The negotiations are still ongoing behind the scenes at the United Nations in New York, ten days before the deadline for the Security Council vote of a new resolution on the Sahara, scheduled for April 29.
The diplomatic missions of the member countries of the Security Council, particularly France and the United States, are still unable to agree on the final version of the draft resolution, particularly with regard to the MINURSO mandate. Washington wants to limit the mandate to six months instead of a year as in the past. It also wants to impose an independent “mechanism” for monitoring human rights in the Sahara, an idea that Morocco has always rejected.
On Thursday (April 18), Moroccan Foreign Minister Nasser Bourita informed the Cabinet Council about the ongoing consultations at the United Nations on the Sahara issue and the content of the new resolution to be adopted by the Security Council, a statement issued by the Prime Minister’s office said.

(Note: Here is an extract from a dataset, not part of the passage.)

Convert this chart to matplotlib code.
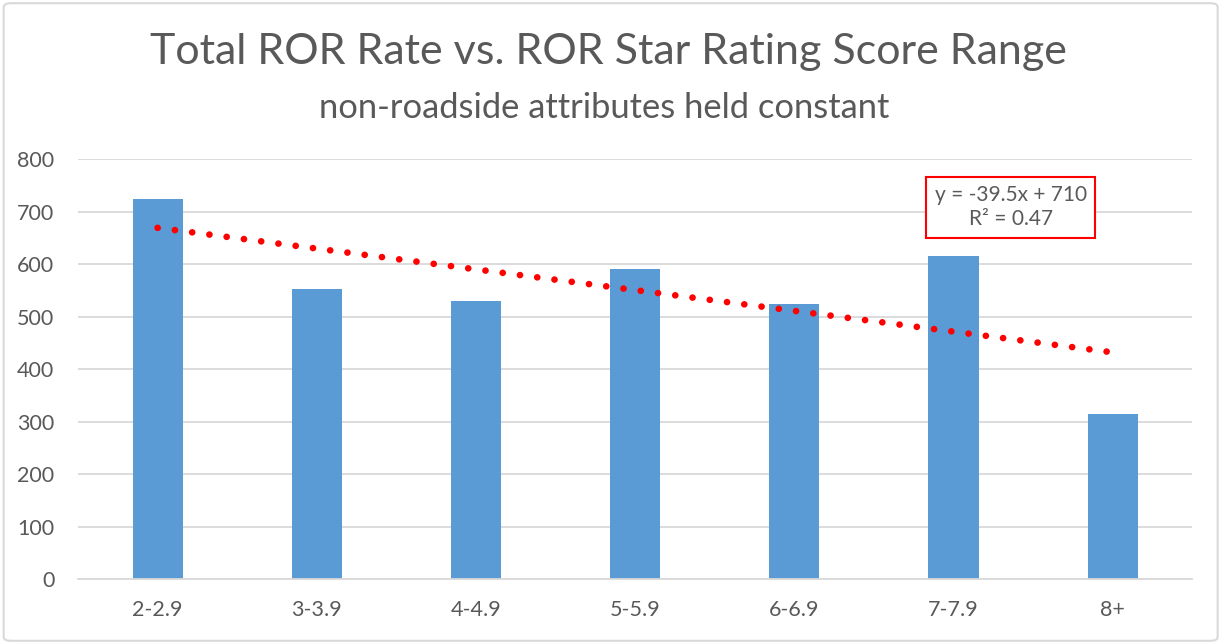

Bourita notably mentioned “some unproductive ideas and projects” he was presented with during his recent diplomatic contacts on the nature and future of MINURSO.
In his presentation before the cabinet, Nasser Bourita also brought up the two roundtables on the Sahara held in December 2018 and March 2019 in Geneva, with the participation of all parties to the conflict.
Bourita’s presentation revealed that Moroccan diplomacy is irritated by the human rights monitoring mechanism in the Sahara that Washington seeks to impose, although a similar US attempt had been rejected by the Security Council in 2013.
To foil this new attempt, Rabat is relying on the support of France as well as on the understanding of China and Russia, all three permanent members of the Security Council, which have the right to veto any unwanted resolution.
In this case, the United States has no other choice than to revise its text and present a new version that is backed by the four other permanent members of the Security Council.